My work has a sculptural quality, based on the cutting of two dimensional imagery. Collage is an inherently spatial/sculptural practice. I have also made work in which core elements of found photographic pictures are used to make tactile, tangible objects - crossing the divide from a two dimensional picture to physical space. An example is my work Split. It started with a found photograph, a pin-up picture depicting a woman on a bed. I then made a new version of the flowery pattern on the bed, printed it as a cotton fabric and used it to reupholster an actual chair, which is then placed in front of the photograph. In a sense the photograph comes out into the real world. The viewer is invited to sit on the chair, and in this way the viewer becomes enveloped by the photograph itself.
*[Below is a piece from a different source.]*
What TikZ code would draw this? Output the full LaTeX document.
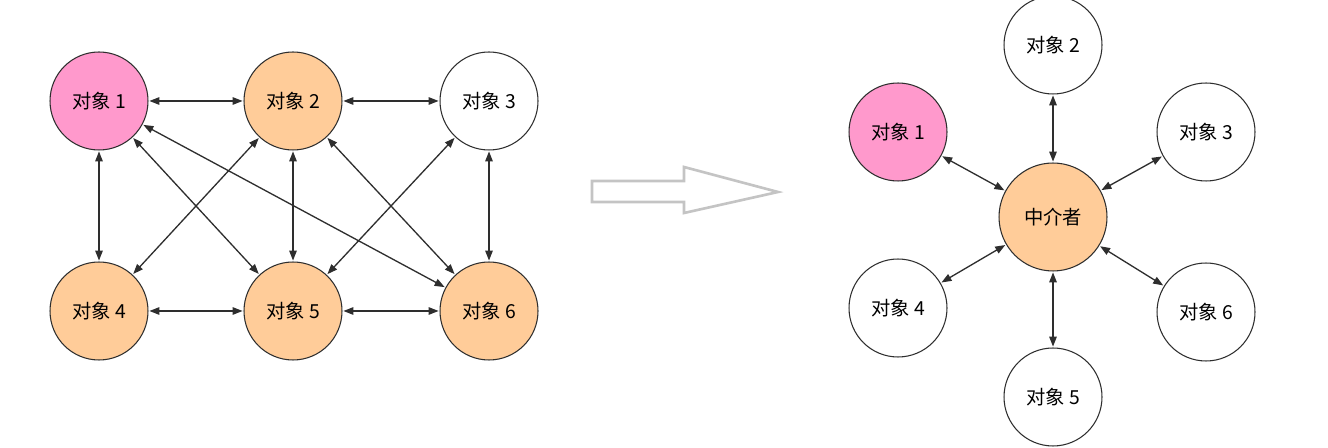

I consider many of my works as objects from the start - scale and positioning of works within space, for example a gallery, a billboard or a home, is part of the planning when making a work. Some works turn out to be more maleable, and can take on several different forms. Endurance is not my main concern, not everything is made to last.
Often sculptural photographic works are concerned with elevating banal objects, situations or events to a status of ‘art’ – when does something become art for you?
I think I know it is art when I cannot quite figure out the full meaning of the work, of what I just made. It has something that feels really important yet cannot be fully articulated.
Eva Stenram manipulates found mid-century erotic photographs, subverting their original function to scrutinise the idea of absence and the objectification and fragmentation of the body. In her ongoing series Drape (2011 –…), Stenram conceals explicit nudity by digitally altering her source material, creating a rupture within each scene. Transforming the relationship between model and environment by transposing foreground and background, Stenram heightens the element of fantasy in her images. Stenram is a Swedish-British visual artist who lives in Berlin. She studied in London at the Royal College of Art (MA, Photography) and the Slade School of Fine Art (BA, Fine Art). Her art practice revolves around photography and post-production, investigating the codes, desires and ideologies at play within the construction of the photographic image. Stenram’s work has been exhibited worldwide as part of important group exhibitions, including a touring exhibition. She has been awarded several prizes for her work, and in 2019, she was selected as one of the 100 Heroines of contemporary global photography by the Royal Photographic Society.